Home > Lead Minerals – December 10 > MS1451 Phoenicochroite

Phoenicochroite - Sold

Glocker (1837) assigned the currently accepted name of phoenicochroite to this species. The name phoenicochroite combines the Greek roots phoenikos, deep red, and chroa fire. The type locality is Beresovsk, Russia. Russian specimens are prized rarities, essentially seen only in museum collections dating to the nineteenth century. Micro-crystalline examples from Arizona and Chile satisfy the needs of researchers and mineral collectors. Williams et al. (1970) redefined phoenicochroite based upon another occurrence in Arizona, showing an isostructural relationship with lanarkite.

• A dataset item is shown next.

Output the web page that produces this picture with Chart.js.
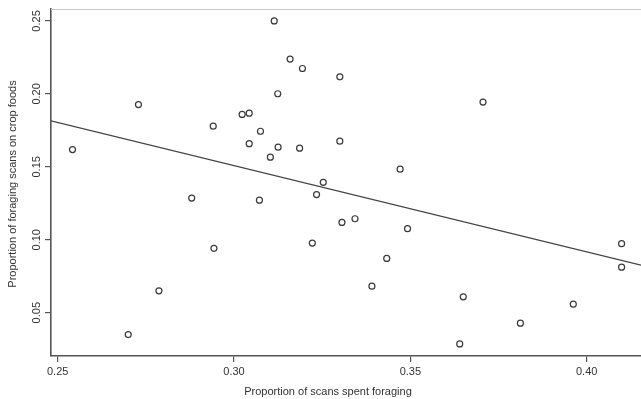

This is an especially rich example of Arizona phoenicochroite. In a series of small copper-lead-silver showings in Yavapai County, Arizona, a suite of chromium bearing minerals occurs including Cr-rich mimetite, fornacite, hemihedrite, rare phoenicochroite, and yet rarer crocoite. On a fracture surface of volcanic rock, phoenicochroite here forms bright red patches to 1.4 cm wide. The fracture must have been very tight as phoenicochroite shows striations and crystal forms, but in places shows contacting. A bit of yellow mimetite and green copper staining provide color in the matrix. Other pieces of this material were filled with epoxy and cut en cabochon by a Phoenix based gem dealer. He saved this specimen for mineral collectors.